OBJECTIVE:
Please return exactly the run of lines that begins with the line containing "Write a LaTeX" and ends with the line containing "sep=0pt] (pgc) at", pictures excluded.

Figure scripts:
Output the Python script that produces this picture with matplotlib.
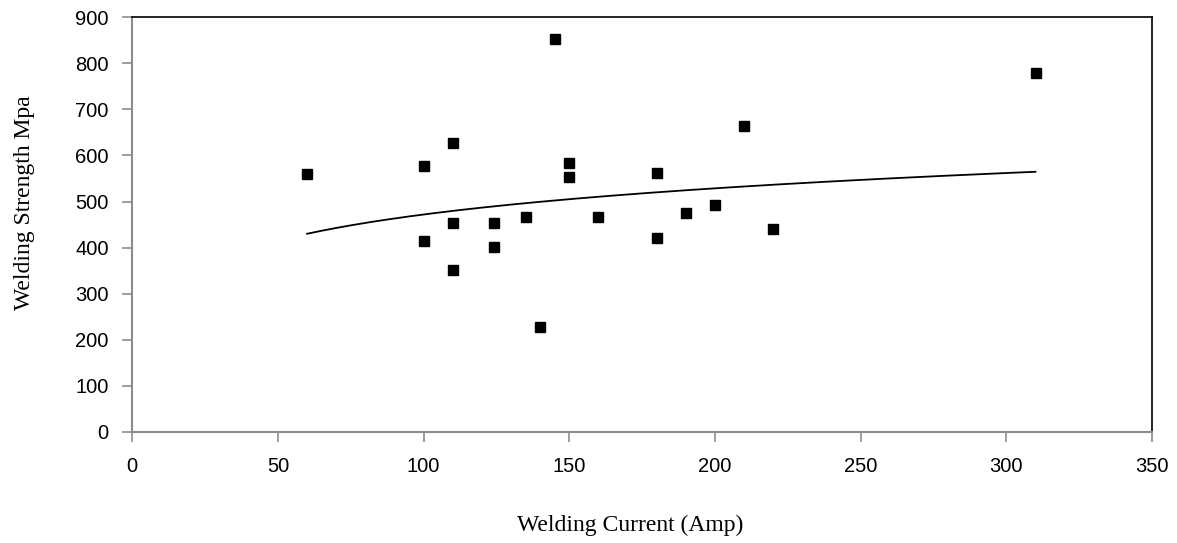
import numpy as np
import matplotlib.pyplot as plt

# welding data
current = [60, 100, 100, 110, 110, 110, 124, 124, 135, 140, 145, 150, 150,
           160, 180, 180, 190, 200, 210, 220, 310]
strength = [560, 577, 415, 628, 453, 351, 453, 401, 466, 227, 853, 584, 553,
            467, 563, 420, 474, 492, 663, 440, 779]

# logarithmic trend line y = a*ln(x) + b, coefficients
trend_a = 82.0
trend_b = 94.2

x = np.array(current, dtype=float)
y = np.array(strength, dtype=float)
xt = np.linspace(x.min(), x.max(), 200)
yt = trend_a * np.log(xt) + trend_b

fig = plt.figure(figsize=(11.77, 5.43), dpi=100)
ax = fig.add_axes([0.1124, 0.205, 0.8664, 0.763])

ax.plot(x, y, 's', color='black', markersize=6.5, zorder=3)
ax.plot(xt, yt, '-', color='black', linewidth=1.3)

ax.set_xlim(0, 350)
ax.set_ylim(0, 900)
ax.set_xticks(range(0, 351, 50))
ax.set_yticks(range(0, 901, 100))

for side in ['left', 'bottom']:
    ax.spines[side].set_color('#8c8c8c')
    ax.spines[side].set_linewidth(1.5)
for side in ['top', 'right']:
    ax.spines[side].set_color('black')
    ax.spines[side].set_linewidth(1.2)

ax.tick_params(axis='both', direction='out', length=7, width=1.2,
               color='#8c8c8c', labelsize=14.5)
ax.tick_params(axis='y', pad=10)
ax.tick_params(axis='x', pad=11)
for lbl in ax.get_xticklabels() + ax.get_yticklabels():
    lbl.set_fontfamily('Liberation Sans')

ax.set_xlabel("Welding Current (Amp)", fontfamily='Liberation Serif',
              fontsize=17)
ax.set_ylabel("Welding Strength Mpa", fontfamily='Liberation Serif',
              fontsize=17)
ax.xaxis.set_label_coords(0.488, -0.226)
ax.yaxis.set_label_coords(-0.106, 0.552)
ax.xaxis.label.set_va('center')
ax.yaxis.label.set_va('center')

fig.savefig("out.png", dpi=100)
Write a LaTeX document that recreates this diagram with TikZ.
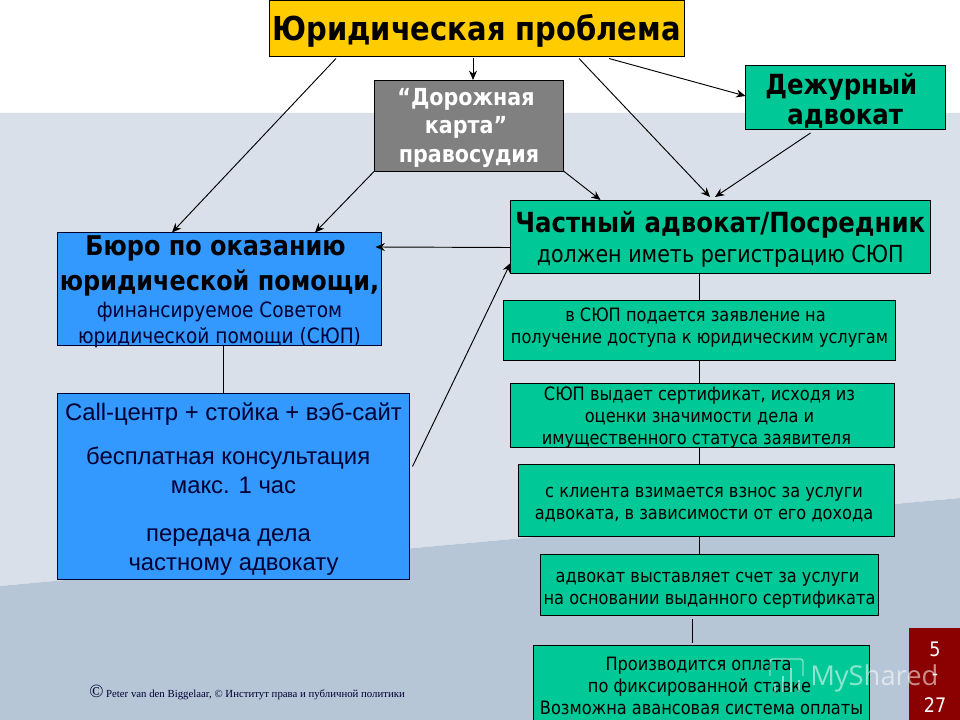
\documentclass[tikz,border=0pt]{standalone}
\usepackage{fontspec}
\usetikzlibrary{arrows.meta}
\setmainfont[FakeStretch=0.88]{DejaVu Sans}
\newfontfamily\arialf{Liberation Sans}
\newfontfamily\timesf{Liberation Serif}
\newfontfamily\wmf{Open Sans}
\definecolor{bgmid}{HTML}{D9E0EA}
\definecolor{bglow}{HTML}{B7C6D7}
\definecolor{gold}{HTML}{FFCC00}
\definecolor{teal}{HTML}{00C896}
\definecolor{azure}{HTML}{3399FF}
\definecolor{slate}{HTML}{808080}
\definecolor{wine}{HTML}{8B0000}
\definecolor{navy}{HTML}{000033}
% box text: #1 raise (pt), #2 font commands, #3 baseline (pt), #4 lines
\newcommand\tb[4]{\makebox[0pt]{\raisebox{#1pt}[0pt][0pt]{#2\fontsize{10}{#3}\selectfont\sizedlines{#4}}}}
\newcommand\sizedlines[1]{\begin{tabular}[c]{@{}c@{}}#1\end{tabular}}
\newcommand\fs[1]{\fontsize{#1}{#1}\selectfont}
\newcommand\lft[1]{\hspace*{#1pt}}
\newcommand\cn[3]{([xshift=#2*0.75pt,yshift=#3*-0.75pt]#1)}
\tikzset{
  x=0.75pt,y=-0.75pt,
  boxat/.style n args={4}{minimum width={(#3-#1)*0.75pt},minimum height={(#4-#2)*0.75pt},
     at={({(#1+#3)/2},{(#2+#4)/2})}},
  panel/.style={draw=black,line width=0.7pt,inner sep=0pt,outer sep=0pt,text=black},
  goldbox/.style={panel,fill=gold},
  tealbox/.style={panel,fill=teal},
  bluebox/.style={panel,fill=azure,draw=navy},
  greybox/.style={panel,fill=slate,text=white},
  arrowline/.style={draw=black,line width=0.7pt,-{Stealth[length=7pt,width=6pt]}},
  plainline/.style={draw=black,line width=0.7pt},
}
\begin{document}
\begin{tikzpicture}
\clip (0,0) rectangle (960,720);
\fill[white] (0,0) rectangle (960,720);
\fill[bgmid] (0,113) -- (960,113) -- (960,498) -- (0,586) -- cycle;
\fill[bglow] (0,586) -- (960,498) -- (960,720) -- (0,720) -- cycle;
\node[panel,fill=wine,draw=none,boxat={908.5}{627.5}{960}{720}] (pg) {};
\node[anchor=center,text=white,inner sep=0pt] (pga) at (935,649) {\fs{15}5};
\node[anchor=center,text=white,inner sep=0pt] (pgb) at (935,677) {\fs{15}-};
\node[anchor=center,text=white,inner sep=0pt] (pgc) at (935,705) {\fs{15}27};

\node[goldbox,boxat={269}{0.5}{684}{56}] (top) {\tb{-4.5}{\bfseries}{12}{\fs{24.7}Юридическая проблема}};
\node[greybox,boxat={374.5}{80}{563.5}{171}] (road) {\tb{-4.5}{\bfseries}{21.5}{\fs{17.6}“Дорожная\lft{4.5}\\\fs{17.6}карта”\lft{4.5}\\\fs{17.6}правосудия}};
\node[tealbox,boxat={745.5}{65}{945}{129.5}] (duty) {\tb{-7}{\bfseries}{23}{\fs{20.8}Дежурный\lft{6}\\\fs{20.8}адвокат}};
\node[tealbox,boxat={510.5}{200}{930}{273.5}] (priv) {\tb{-6}{}{22.5}{\fs{20.8}\bfseries Частный адвокат/Посредник\\\fs{17.6}должен иметь регистрацию СЮП}};
\node[bluebox,boxat={57.5}{232.5}{381.5}{345}] (bur) {\tb{-6}{}{19.5}{\fs{20.4}\bfseries Бюро по оказанию\lft{6}\\[4.5pt]\fs{20.4}\bfseries юридической помощи,\\[0.75pt]\fs{15.8}\color{navy}финансируемое Советом\\\fs{15.8}\color{navy}юридической помощи (СЮП)}};
\node[bluebox,boxat={57.5}{393.5}{409.5}{579},text=navy] (call) {\tb{-5}{\arialf}{22}{\fs{17.9}Call-центр + стойка + вэб-сайт\\[11pt]\fs{17.9}бесплатная консультация\lft{8}\\\fs{17.9}макс. 1 час\\[14pt]\fs{17.9}передача дела\lft{7.5}\\\fs{17.9}частному адвокату}};
\node[tealbox,boxat={503.5}{300.5}{895.5}{360.5}] (sa) {\tb{-1}{}{16.5}{\fs{13.8}в СЮП подается заявление на\lft{6}\\\fs{13.8}получение доступа к юридическим услугам}};
\node[tealbox,boxat={510.5}{383.5}{894.5}{447}] (sb) {\tb{-4.5}{}{16.5}{\fs{13.8}СЮП выдает сертификат, исходя из\lft{4.5}\\\fs{13.8}оценки значимости дела и\lft{4.5}\\\fs{13.8}имущественного статуса заявителя\lft{9}}};
\node[tealbox,boxat={518.5}{464.5}{894.5}{536.5}] (sc) {\tb{-5}{}{16.5}{\fs{13.8}с клиента взимается взнос за услуги\lft{3.75}\\\fs{13.8}адвоката, в зависимости от его дохода\lft{3.75}}};
\node[tealbox,boxat={540.5}{554}{878.5}{615.5}] (sd) {\tb{-6}{}{16.5}{\fs{13.8}адвокат выставляет счет за услуги\lft{3}\\\fs{13.8}на основании выданного сертификата}};
\node[tealbox,boxat={533.5}{645.5}{869.5}{730}] (se) {\tb{-2.5}{}{16.5}{\fs{13.8}Производится оплата\lft{4.5}\\\fs{13.8}по фиксированной ставке\lft{3}\\\fs{13.8}Возможна авансовая система оплаты}};

\draw[arrowline] \cn{top.south west}{67}{2.5} -- \cn{bur.north west}{114.5}{0};
\draw[arrowline] \cn{top.south west}{204}{2.5} -- \cn{road.north west}{98.5}{0};
\draw[arrowline] \cn{top.south west}{310}{2.5} -- \cn{priv.north west}{199.5}{-3};
\draw[arrowline] \cn{top.south west}{340}{2.5} -- \cn{duty.north west}{0}{31};
\draw[arrowline] \cn{duty.south west}{65}{3.5} -- \cn{priv.north west}{204.5}{-3};
\draw[arrowline] (road.south west) -- \cn{bur.north east}{-66.5}{0};
\draw[arrowline] (road.south east) -- \cn{priv.north west}{90}{0};
\draw[arrowline] \cn{priv.north west}{0}{47.5} -- \cn{bur.north east}{-6}{14.5};
\draw[arrowline] \cn{call.north east}{3}{73} -- \cn{priv.north west}{0}{63};
\draw[plainline] \cn{bur.south west}{166}{0} -- \cn{call.north west}{166}{0};
\draw[plainline] \cn{priv.south west}{189}{0} -- \cn{sa.north west}{196}{0};
\draw[plainline] \cn{sa.south west}{196}{0} -- \cn{sb.north west}{189}{0};
\draw[plainline] \cn{sb.south west}{189}{0} -- \cn{sc.north west}{181}{0};
\draw[plainline] \cn{sc.south west}{181}{0} -- \cn{sd.north west}{159}{0};
\draw[plainline] \cn{sd.south west}{152}{3.5} -- \cn{se.north west}{159}{-2.5};

\node[anchor=base west,inner sep=0pt,text=navy] (foot) at (89,697) {\timesf\fs{14}©\hspace{2pt}\fs{8.1}Peter van den Biggelaar, © Институт права и публичной политики};

\begin{scope}[white,opacity=0.5,line width=1pt]
\draw[rounded corners=2pt] (770,676) -- (770,659) -- (803,659) -- (803,676);
\draw (775,692) -- (775,684) (783,692) -- (783,676) (791,692) -- (791,668) (799,692) -- (799,680);
\end{scope}
\node[anchor=base west,inner sep=0pt,text=white,text opacity=0.55] (wm) at (810,685) {\wmf\fs{20.5}MyShared};
\end{tikzpicture}
\end{document}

RESPONSE:
Write a LaTeX document that recreates this diagram with TikZ.
\documentclass[tikz,border=0pt]{standalone}
\usepackage{fontspec}
\usetikzlibrary{arrows.meta}
\setmainfont[FakeStretch=0.88]{DejaVu Sans}
\newfontfamily\arialf{Liberation Sans}
\newfontfamily\timesf{Liberation Serif}
\newfontfamily\wmf{Open Sans}
\definecolor{bgmid}{HTML}{D9E0EA}
\definecolor{bglow}{HTML}{B7C6D7}
\definecolor{gold}{HTML}{FFCC00}
\definecolor{teal}{HTML}{00C896}
\definecolor{azure}{HTML}{3399FF}
\definecolor{slate}{HTML}{808080}
\definecolor{wine}{HTML}{8B0000}
\definecolor{navy}{HTML}{000033}
% box text: #1 raise (pt), #2 font commands, #3 baseline (pt), #4 lines
\newcommand\tb[4]{\makebox[0pt]{\raisebox{#1pt}[0pt][0pt]{#2\fontsize{10}{#3}\selectfont\sizedlines{#4}}}}
\newcommand\sizedlines[1]{\begin{tabular}[c]{@{}c@{}}#1\end{tabular}}
\newcommand\fs[1]{\fontsize{#1}{#1}\selectfont}
\newcommand\lft[1]{\hspace*{#1pt}}
\newcommand\cn[3]{([xshift=#2*0.75pt,yshift=#3*-0.75pt]#1)}
\tikzset{
  x=0.75pt,y=-0.75pt,
  boxat/.style n args={4}{minimum width={(#3-#1)*0.75pt},minimum height={(#4-#2)*0.75pt},
     at={({(#1+#3)/2},{(#2+#4)/2})}},
  panel/.style={draw=black,line width=0.7pt,inner sep=0pt,outer sep=0pt,text=black},
  goldbox/.style={panel,fill=gold},
  tealbox/.style={panel,fill=teal},
  bluebox/.style={panel,fill=azure,draw=navy},
  greybox/.style={panel,fill=slate,text=white},
  arrowline/.style={draw=black,line width=0.7pt,-{Stealth[length=7pt,width=6pt]}},
  plainline/.style={draw=black,line width=0.7pt},
}
\begin{document}
\begin{tikzpicture}
\clip (0,0) rectangle (960,720);
\fill[white] (0,0) rectangle (960,720);
\fill[bgmid] (0,113) -- (960,113) -- (960,498) -- (0,586) -- cycle;
\fill[bglow] (0,586) -- (960,498) -- (960,720) -- (0,720) -- cycle;
\node[panel,fill=wine,draw=none,boxat={908.5}{627.5}{960}{720}] (pg) {};
\node[anchor=center,text=white,inner sep=0pt] (pga) at (935,649) {\fs{15}5};
\node[anchor=center,text=white,inner sep=0pt] (pgb) at (935,677) {\fs{15}-};
\node[anchor=center,text=white,inner sep=0pt] (pgc) at (935,705) {\fs{15}27};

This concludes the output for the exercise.